Pour ce qui est de la partie de la question relative aux condamnations, il n’est pas possible de répondre à la question car les statistiques de condamnation se basent uniquement sur la qualification légale. La circonstance aggravante permettant de sanctionner le caractère homophobe (art. 405quater du Code pénal) vise l’orientation sexuelle en général, parmi d’autres motifs discriminatoires, et n’isole pas les différentes orientations sexuelles. La nomenclature des infractions du casier judiciaire central ne peut dès lors pas distinguer les motifs de haine homophobe et transphobe.

Enfin, en ce qui concerne les plaintes déposées en 2019 et 2020, nous ne disposons pas encore de tous les jugements passés en force. En effet, les statistiques de condamnation sont établies par rapport à des jugements qui ne sont plus susceptibles de recours dans les délais ordinaires, parfois après opposition et appel. Au vu des longs délais de procédure, il n’est pas possible de fournir des statistiques exhaustives sur les jugements passés en force de chose jugée pour des plaintes de 2019 et 2020.

3) Cette question ne relève pas de mes compétences, étant donné qu’il s’agit d’une compétence communale qui relève de la ville de Gand.

Au niveau des initiatives locales, il peut tout de même être signalé que la ville de Gand a élaboré un nouveau plan pour plus de diversité et d’inclusion au sein de son personnel, ce qui représente une bonne mesure dans le cadre de la lutte contre l’homophobie, la transphobie et toute forme de discrimination en soi.

De plus, la zone de police de Gand se dit toujours prête à coopérer aux initiatives qui sont prises dans ce domaine.

4) La zone de police de Gand a reçu cinq notifications. En voici le détail.

Pour deux notifications, un PV a été dressé. Il s’agissait de menaces à l’encontre d’une personne et d’un film incitant à la haine et à la discrimination. Pour deux autres notifications, il n’y avait pas d’infraction et aucun PV n’a été dressé. Les intéressés ont toutefois reçu un e-mail avec les explications nécessaires. Pour la cinquième notification, une plainte avait déjà été déposée et l’intéressé a reçu des explications complémentaires sur l’aide, l’attestation de dépôt de plainte et la constitution de partie civile devant le juge d'instruction.

5) Il n’y a pas de place dans notre société pour le racisme, la discrimination et les crimes haineux. Ensemble avec la secrétaire d’État à l’Egalité des genres, à l’Egalité des chances et à la Diversité, la lutte se poursuit.

Il existe une Conférence Interministérielle (CIM) de lutte contre le racisme et, en collaboration avec les communautés, la Justice participe à l’élaboration d’un plan d’action de lutte contre le racisme et la discrimination.

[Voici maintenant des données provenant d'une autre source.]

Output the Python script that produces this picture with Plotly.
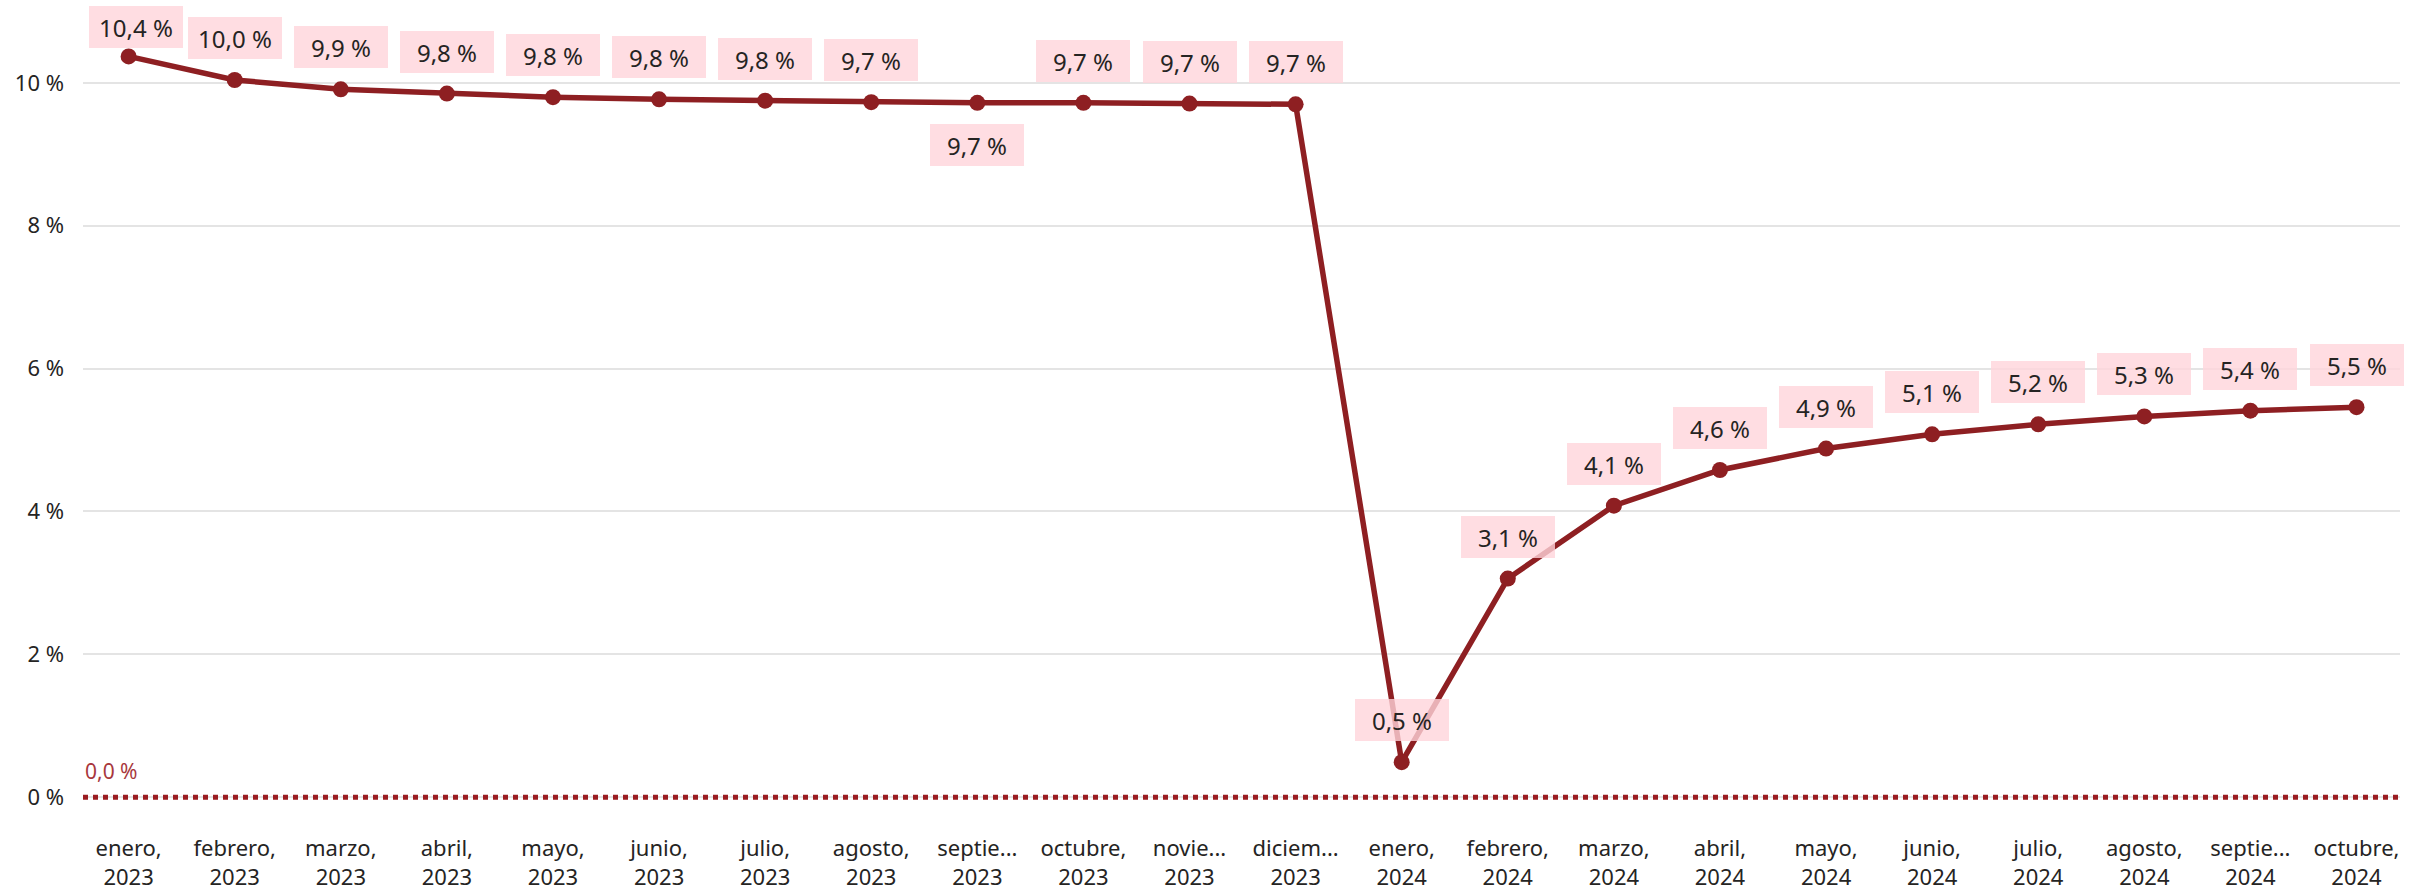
import plotly.graph_objects as go

months = ["enero,", "febrero,", "marzo,", "abril,", "mayo,", "junio,", "julio,", "agosto,",
          "septie...", "octubre,", "novie...", "diciem...",
          "enero,", "febrero,", "marzo,", "abril,", "mayo,", "junio,", "julio,", "agosto,",
          "septie...", "octubre,"]
years = ["2023"] * 12 + ["2024"] * 10
values = [10.37, 10.04, 9.91, 9.85, 9.80, 9.77, 9.75, 9.73, 9.72, 9.72, 9.71, 9.70,
          0.49, 3.06, 4.08, 4.58, 4.88, 5.08, 5.22, 5.33, 5.41, 5.46]
label_side = ["above"] * 8 + ["below"] + ["above"] * 13
y_ticks = [0, 2, 4, 6, 8, 10]
y_tick_text = ["0 %", "2 %", "4 %", "6 %", "8 %", "10 %"]

categories = [f"{m}<br>{y}" for m, y in zip(months, years)]
xs = list(range(len(values)))

LINE = "#8E1F22"
FONT = "Segoe UI, Noto Sans, sans-serif"
TXT = "#252423"

W, H = 2431, 890
mt, mb, ml, mr = 0, 65, 83, 31
ymin, ymax = -0.39, 11.16
plot_h = H - mt - mb


def ypx(v):
    return mt + (ymax - v) / (ymax - ymin) * plot_h


fig = go.Figure()
fig.add_trace(go.Scatter(
    x=xs, y=values, mode="lines+markers",
    line=dict(color=LINE, width=5.5),
    marker=dict(color=LINE, size=16),
    hoverinfo="skip", showlegend=False,
))

def fmt(v):
    return f"{v:.1f}".replace(".", ",") + " %"

for x, v, side in zip(xs, values, label_side):
    p = ypx(v)
    if side == "above":
        shift = min(42, p - 27)
    else:
        shift = -42
    xshift = 7 if x == 0 else 0
    fig.add_annotation(
        x=x, y=v, text=fmt(v), showarrow=False, yshift=shift, xshift=xshift,
        font=dict(family=FONT, size=24, color=TXT),
        bgcolor="rgba(255,212,219,0.8)", width=90, height=38, borderpad=2,
        borderwidth=0,
    )

# zero reference line
fig.add_shape(type="line", xref="paper", yref="y", x0=0, x1=1, y0=0, y1=0,
              line=dict(color="#9B1C21", width=5, dash="dot"), layer="above")
fig.add_annotation(xref="paper", yref="y", x=0, y=0, text="0,0 %", showarrow=False,
                   xanchor="left", yanchor="bottom", xshift=0, yshift=10,
                   font=dict(family=FONT, size=21, color="#A8383C"))

fig.update_layout(
    width=W, height=H,
    margin=dict(t=mt, b=mb, l=ml, r=mr),
    plot_bgcolor="white", paper_bgcolor="white",
    font=dict(family=FONT, color=TXT),
    xaxis=dict(
        tickmode="array", tickvals=xs, ticktext=categories,
        range=[-0.43, 21.41], showgrid=False, zeroline=False, showline=False,
        tickfont=dict(family=FONT, size=22, color=TXT), ticks="", ticklabelstandoff=8,
    ),
    yaxis=dict(
        tickmode="array", tickvals=y_ticks, ticktext=y_tick_text,
        range=[ymin, ymax], showgrid=True, gridcolor="#E4E4E4", gridwidth=1.5,
        zeroline=False, showline=False,
        tickfont=dict(family=FONT, size=22, color=TXT), ticks="", ticklabelstandoff=18,
    ),
)

fig.write_html("out.html", config={"displayModeBar": False},
               post_script="document.body.style.margin='0';document.body.style.overflow='hidden';")
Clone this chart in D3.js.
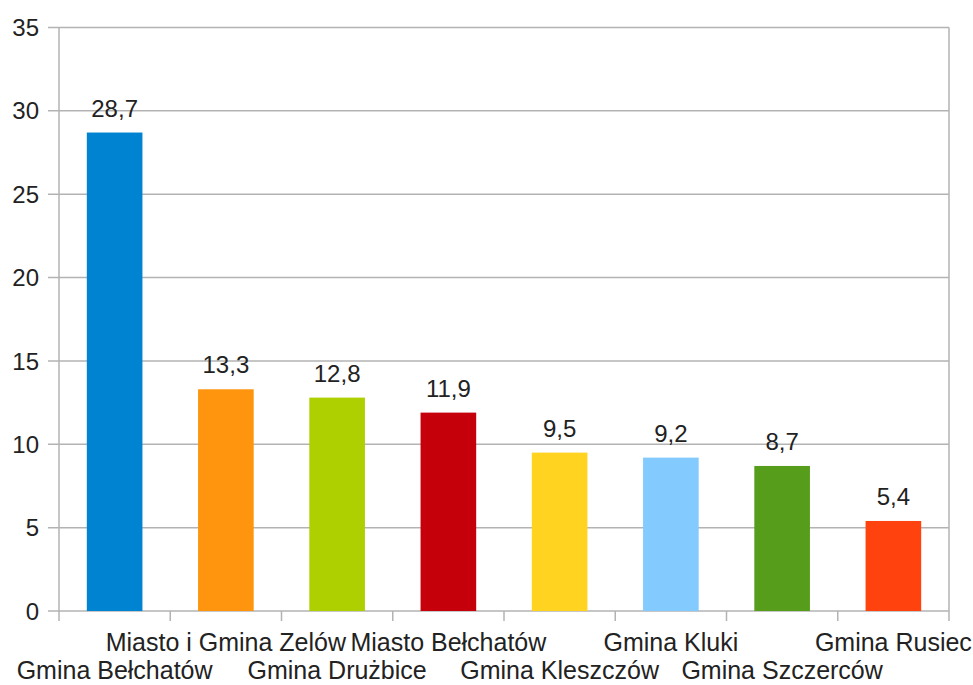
<!DOCTYPE html>
<html lang="pl">
<meta charset="UTF-8">
<style>
body {margin:0; background:#fff; font-family: "Liberation Sans", Arial, sans-serif}
</style>
<body>
<div id="chart"></div>
<script src="https://d3js.org/d3.v7.min.js"></script>
<script>
// data
var categories = ["Gmina Bełchatów", "Miasto i Gmina Zelów", "Gmina Drużbice", "Miasto Bełchatów",
                  "Gmina Kleszczów", "Gmina Kluki", "Gmina Szczerców", "Gmina Rusiec"]
var values = [28.7, 13.3, 12.8, 11.9, 9.5, 9.2, 8.7, 5.4]
var yTicks = [0, 5, 10, 15, 20, 25, 30, 35]
var colors = ["#0084d1", "#ff950e", "#aecf00", "#c5000b", "#ffd320", "#83caff", "#579d1c", "#ff420e"]

var W = 973, H = 685
var margin = {top: 27.5, right: 24, bottom: 74, left: 59}
var width = W - margin.left - margin.right,
    height = H - margin.top - margin.bottom

var svg = d3.select("#chart").append("svg")
    .attr("width", W).attr("height", H)
  .append("g")
    .attr("transform", "translate(" + margin.left + "," + margin.top + ")")

var x = d3.scaleBand().domain(categories).range([0, width]).paddingInner(0.5).paddingOuter(0.25)
var xb = d3.scaleBand().domain(categories).range([0, width])  // for tick marks at band edges
var y = d3.scaleLinear().domain([0, 35]).range([height, 0])

var grey = "#b3b3b3"

// horizontal grid + y ticks
svg.append("g").selectAll("line")
  .data(yTicks).enter().append("line")
    .attr("x1", -11).attr("x2", width)
    .attr("y1", function(d){ return y(d) }).attr("y2", function(d){ return y(d) })
    .style("stroke", grey).style("stroke-width", 1.5)

svg.append("g").selectAll("text")
  .data(yTicks).enter().append("text")
    .attr("x", -20).attr("y", function(d){ return y(d) })
    .attr("dy", "0.36em")
    .attr("text-anchor", "end")
    .style("font-size", "24px").style("fill", "#222")
    .text(function(d){ return d })

// left axis + right border
svg.append("line").attr("x1", 0).attr("x2", 0).attr("y1", 0).attr("y2", height)
  .style("stroke", grey).style("stroke-width", 1.5)
svg.append("line").attr("x1", width).attr("x2", width).attr("y1", 0).attr("y2", height + 10)
  .style("stroke", grey).style("stroke-width", 1.5)

// x tick marks at category boundaries
var edges = categories.map(function(c){ return xb(c) })
svg.append("g").selectAll("line")
  .data(edges).enter().append("line")
    .attr("x1", function(d){ return d }).attr("x2", function(d){ return d })
    .attr("y1", height).attr("y2", height + 10)
    .style("stroke", grey).style("stroke-width", 1.5)

// bars
svg.append("g").selectAll("rect")
  .data(values).enter().append("rect")
    .attr("x", function(d, i){ return x(categories[i]) })
    .attr("y", function(d){ return y(d) })
    .attr("width", x.bandwidth())
    .attr("height", function(d){ return height - y(d) })
    .style("fill", function(d, i){ return colors[i] })

// value labels
svg.append("g").selectAll("text")
  .data(values).enter().append("text")
    .attr("x", function(d, i){ return x(categories[i]) + x.bandwidth() / 2 })
    .attr("y", function(d){ return y(d) - 16 })
    .attr("text-anchor", "middle")
    .style("font-size", "24px").style("fill", "#222")
    .text(function(d){ return String(d).replace(".", ",") })

// category labels, staggered on two lines
svg.append("g").selectAll("text")
  .data(categories).enter().append("text")
    .attr("x", function(d){ return xb(d) + xb.bandwidth() / 2 })
    .attr("y", function(d, i){ return height + (i % 2 == 0 ? 68 : 40) })
    .attr("text-anchor", "middle")
    .style("font-size", "25px").style("fill", "#222")
    .text(function(d){ return d })
</script>
</body>
</html>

De plus, une réflexion est en cours quant à la manière dont il est possible d’éliminer les poursuites inéquitables de différentes sortes de crimes haineux.

6) Actuellement, les articles 377 bis, 405 quater, 422 quater, 438 bis, 442 ter, 453 bis, 514 bis, 525 bis, 532 bis et 534 quater du Code pénal font spécifiquement référence à l’existence d’une circonstance aggravante « lorsqu’un des mobiles du crime ou du délit est la haine, le mépris ou l’hostilité à l’égard d’une personne en raison de sa prétendue race, de sa couleur de peau, de son ascendance, de son origine nationale ou ethnique, de sa nationalité, [...] de sa conviction religieuse [...] ».

Une réforme du Code pénal est actuellement en cours. Dans ce cadre, la possibilité d’alourdir les peines pour violence homophobe sera certainement examinée.